+++ Material to process
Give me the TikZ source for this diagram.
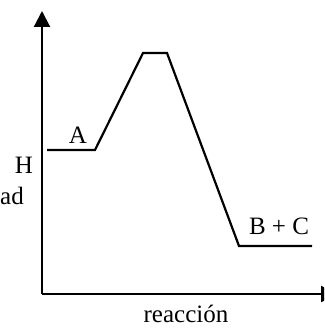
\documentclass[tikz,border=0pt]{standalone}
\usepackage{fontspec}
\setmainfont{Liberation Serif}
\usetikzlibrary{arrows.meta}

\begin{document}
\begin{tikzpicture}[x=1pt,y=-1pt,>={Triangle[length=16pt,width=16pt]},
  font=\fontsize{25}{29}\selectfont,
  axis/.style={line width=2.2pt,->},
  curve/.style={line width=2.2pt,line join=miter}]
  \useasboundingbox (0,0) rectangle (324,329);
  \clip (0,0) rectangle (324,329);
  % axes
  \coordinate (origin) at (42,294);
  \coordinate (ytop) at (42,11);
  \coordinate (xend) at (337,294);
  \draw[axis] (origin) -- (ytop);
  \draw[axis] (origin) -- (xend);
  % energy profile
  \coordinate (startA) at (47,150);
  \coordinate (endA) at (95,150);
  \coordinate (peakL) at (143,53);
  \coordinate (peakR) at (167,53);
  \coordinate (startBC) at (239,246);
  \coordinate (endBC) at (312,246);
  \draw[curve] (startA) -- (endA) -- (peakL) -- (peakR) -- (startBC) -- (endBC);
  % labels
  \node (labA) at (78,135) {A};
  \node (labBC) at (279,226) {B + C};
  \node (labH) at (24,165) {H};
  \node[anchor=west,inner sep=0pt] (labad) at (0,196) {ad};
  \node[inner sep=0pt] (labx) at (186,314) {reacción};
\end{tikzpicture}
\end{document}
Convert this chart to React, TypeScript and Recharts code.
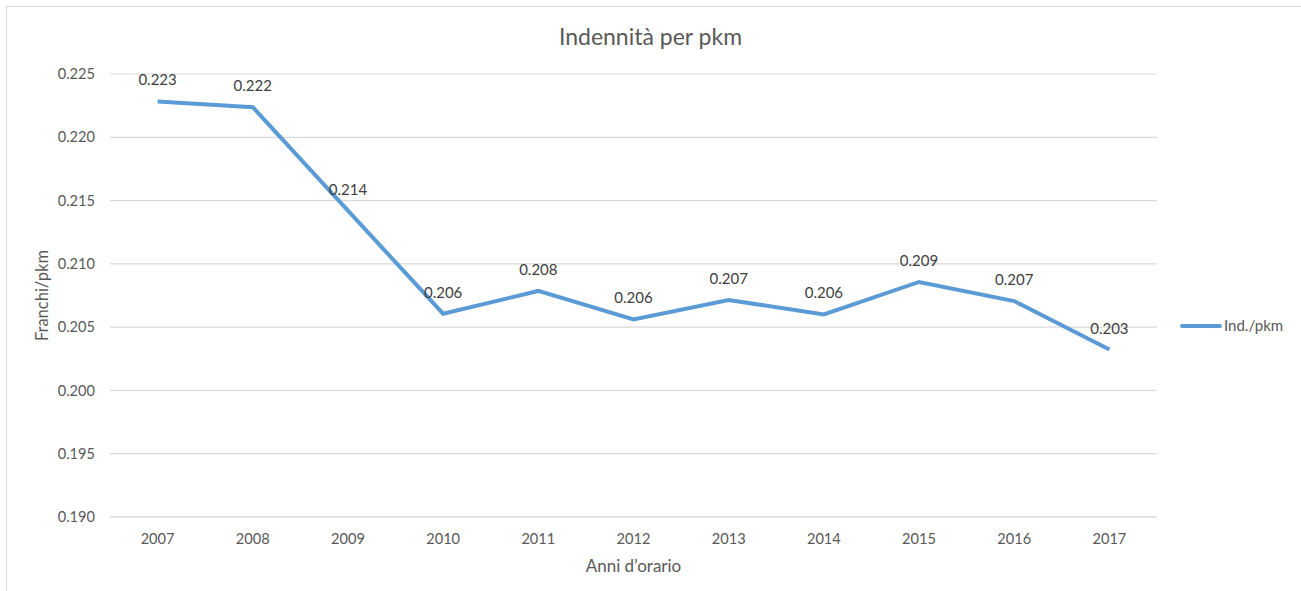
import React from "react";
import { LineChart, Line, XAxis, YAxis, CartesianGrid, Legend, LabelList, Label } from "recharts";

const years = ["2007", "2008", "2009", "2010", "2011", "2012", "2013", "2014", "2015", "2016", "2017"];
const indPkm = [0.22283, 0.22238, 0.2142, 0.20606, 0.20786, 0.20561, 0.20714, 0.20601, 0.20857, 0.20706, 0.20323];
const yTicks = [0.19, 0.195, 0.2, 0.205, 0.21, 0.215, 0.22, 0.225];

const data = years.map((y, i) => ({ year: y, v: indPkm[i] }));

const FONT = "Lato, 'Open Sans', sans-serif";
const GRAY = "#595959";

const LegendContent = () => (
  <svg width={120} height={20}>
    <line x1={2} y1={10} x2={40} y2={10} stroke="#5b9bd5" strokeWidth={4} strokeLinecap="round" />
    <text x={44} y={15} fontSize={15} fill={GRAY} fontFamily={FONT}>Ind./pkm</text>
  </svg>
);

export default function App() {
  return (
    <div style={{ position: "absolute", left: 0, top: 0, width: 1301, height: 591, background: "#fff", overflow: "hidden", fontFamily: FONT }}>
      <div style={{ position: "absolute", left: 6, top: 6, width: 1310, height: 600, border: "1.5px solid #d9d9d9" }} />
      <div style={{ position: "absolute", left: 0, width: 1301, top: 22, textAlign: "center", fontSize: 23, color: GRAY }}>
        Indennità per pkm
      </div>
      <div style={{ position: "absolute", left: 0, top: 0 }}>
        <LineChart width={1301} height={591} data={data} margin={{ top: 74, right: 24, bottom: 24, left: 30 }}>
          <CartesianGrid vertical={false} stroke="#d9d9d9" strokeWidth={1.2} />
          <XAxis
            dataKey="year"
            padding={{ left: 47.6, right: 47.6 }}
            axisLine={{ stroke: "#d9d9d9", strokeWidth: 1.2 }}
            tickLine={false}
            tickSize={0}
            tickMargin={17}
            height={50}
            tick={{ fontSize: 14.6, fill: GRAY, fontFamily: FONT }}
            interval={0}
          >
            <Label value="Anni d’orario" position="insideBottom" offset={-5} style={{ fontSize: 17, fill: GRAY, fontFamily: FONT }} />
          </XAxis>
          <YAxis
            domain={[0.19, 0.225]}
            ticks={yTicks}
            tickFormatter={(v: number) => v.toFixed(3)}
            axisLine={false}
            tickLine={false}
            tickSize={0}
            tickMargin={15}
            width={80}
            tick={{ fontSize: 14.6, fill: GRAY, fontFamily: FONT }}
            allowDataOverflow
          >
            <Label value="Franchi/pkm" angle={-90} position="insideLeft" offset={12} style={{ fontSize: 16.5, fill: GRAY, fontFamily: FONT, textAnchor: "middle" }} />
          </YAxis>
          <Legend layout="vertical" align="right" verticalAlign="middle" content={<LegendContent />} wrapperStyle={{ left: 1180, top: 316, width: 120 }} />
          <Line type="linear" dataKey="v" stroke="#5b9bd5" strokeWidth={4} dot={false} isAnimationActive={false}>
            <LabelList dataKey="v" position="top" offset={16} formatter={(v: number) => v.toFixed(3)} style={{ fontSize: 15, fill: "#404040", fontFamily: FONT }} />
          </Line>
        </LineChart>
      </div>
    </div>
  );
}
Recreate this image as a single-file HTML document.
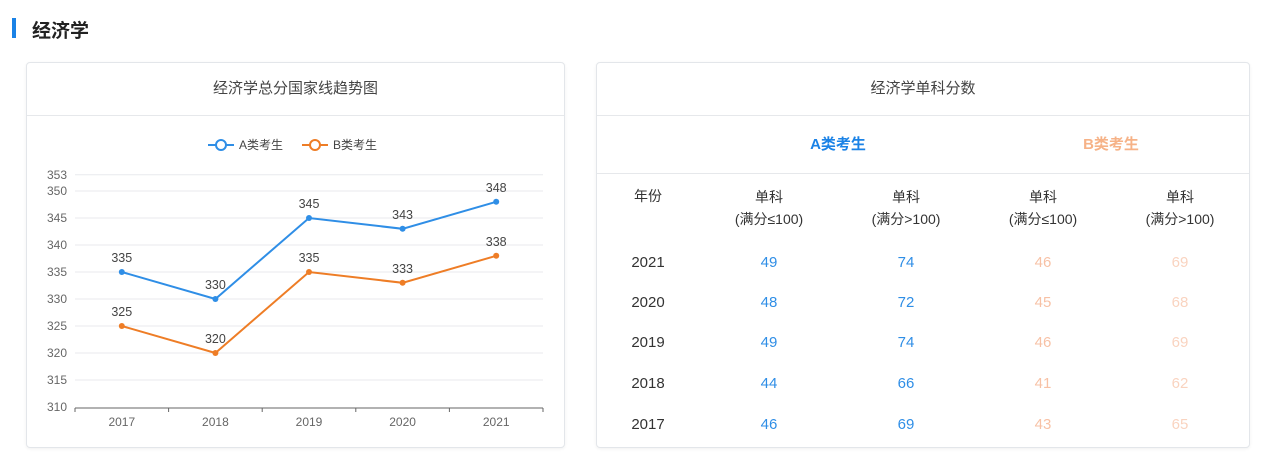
++++++
Set problem:
Without including any picture, retype the entries exactly.

Solution to this exercise:
Give me the TikZ source for this diagram.
\documentclass[tikz,border=0pt]{standalone}
\usepackage{fontspec}
\setmainfont{Liberation Serif}
\usetikzlibrary{arrows.meta}

\begin{document}
\begin{tikzpicture}[x=1pt,y=-1pt,>={Triangle[length=16pt,width=16pt]},
  font=\fontsize{25}{29}\selectfont,
  axis/.style={line width=2.2pt,->},
  curve/.style={line width=2.2pt,line join=miter}]
  \useasboundingbox (0,0) rectangle (324,329);
  \clip (0,0) rectangle (324,329);
  % axes
  \coordinate (origin) at (42,294);
  \coordinate (ytop) at (42,11);
  \coordinate (xend) at (337,294);
  \draw[axis] (origin) -- (ytop);
  \draw[axis] (origin) -- (xend);
  % energy profile
  \coordinate (startA) at (47,150);
  \coordinate (endA) at (95,150);
  \coordinate (peakL) at (143,53);
  \coordinate (peakR) at (167,53);
  \coordinate (startBC) at (239,246);
  \coordinate (endBC) at (312,246);
  \draw[curve] (startA) -- (endA) -- (peakL) -- (peakR) -- (startBC) -- (endBC);
  % labels
  \node (labA) at (78,135) {A};
  \node (labBC) at (279,226) {B + C};
  \node (labH) at (24,165) {H};
  \node[anchor=west,inner sep=0pt] (labad) at (0,196) {ad};
  \node[inner sep=0pt] (labx) at (186,314) {reacción};
\end{tikzpicture}
\end{document}
Convert this chart to React, TypeScript and Recharts code.
import React from "react";
import { LineChart, Line, XAxis, YAxis, CartesianGrid, Legend, LabelList, Label } from "recharts";

const years = ["2007", "2008", "2009", "2010", "2011", "2012", "2013", "2014", "2015", "2016", "2017"];
const indPkm = [0.22283, 0.22238, 0.2142, 0.20606, 0.20786, 0.20561, 0.20714, 0.20601, 0.20857, 0.20706, 0.20323];
const yTicks = [0.19, 0.195, 0.2, 0.205, 0.21, 0.215, 0.22, 0.225];

const data = years.map((y, i) => ({ year: y, v: indPkm[i] }));

const FONT = "Lato, 'Open Sans', sans-serif";
const GRAY = "#595959";

const LegendContent = () => (
  <svg width={120} height={20}>
    <line x1={2} y1={10} x2={40} y2={10} stroke="#5b9bd5" strokeWidth={4} strokeLinecap="round" />
    <text x={44} y={15} fontSize={15} fill={GRAY} fontFamily={FONT}>Ind./pkm</text>
  </svg>
);

export default function App() {
  return (
    <div style={{ position: "absolute", left: 0, top: 0, width: 1301, height: 591, background: "#fff", overflow: "hidden", fontFamily: FONT }}>
      <div style={{ position: "absolute", left: 6, top: 6, width: 1310, height: 600, border: "1.5px solid #d9d9d9" }} />
      <div style={{ position: "absolute", left: 0, width: 1301, top: 22, textAlign: "center", fontSize: 23, color: GRAY }}>
        Indennità per pkm
      </div>
      <div style={{ position: "absolute", left: 0, top: 0 }}>
        <LineChart width={1301} height={591} data={data} margin={{ top: 74, right: 24, bottom: 24, left: 30 }}>
          <CartesianGrid vertical={false} stroke="#d9d9d9" strokeWidth={1.2} />
          <XAxis
            dataKey="year"
            padding={{ left: 47.6, right: 47.6 }}
            axisLine={{ stroke: "#d9d9d9", strokeWidth: 1.2 }}
            tickLine={false}
            tickSize={0}
            tickMargin={17}
            height={50}
            tick={{ fontSize: 14.6, fill: GRAY, fontFamily: FONT }}
            interval={0}
          >
            <Label value="Anni d’orario" position="insideBottom" offset={-5} style={{ fontSize: 17, fill: GRAY, fontFamily: FONT }} />
          </XAxis>
          <YAxis
            domain={[0.19, 0.225]}
            ticks={yTicks}
            tickFormatter={(v: number) => v.toFixed(3)}
            axisLine={false}
            tickLine={false}
            tickSize={0}
            tickMargin={15}
            width={80}
            tick={{ fontSize: 14.6, fill: GRAY, fontFamily: FONT }}
            allowDataOverflow
          >
            <Label value="Franchi/pkm" angle={-90} position="insideLeft" offset={12} style={{ fontSize: 16.5, fill: GRAY, fontFamily: FONT, textAnchor: "middle" }} />
          </YAxis>
          <Legend layout="vertical" align="right" verticalAlign="middle" content={<LegendContent />} wrapperStyle={{ left: 1180, top: 316, width: 120 }} />
          <Line type="linear" dataKey="v" stroke="#5b9bd5" strokeWidth={4} dot={false} isAnimationActive={false}>
            <LabelList dataKey="v" position="top" offset={16} formatter={(v: number) => v.toFixed(3)} style={{ fontSize: 15, fill: "#404040", fontFamily: FONT }} />
          </Line>
        </LineChart>
      </div>
    </div>
  );
}
Recreate this image as a single-file HTML document.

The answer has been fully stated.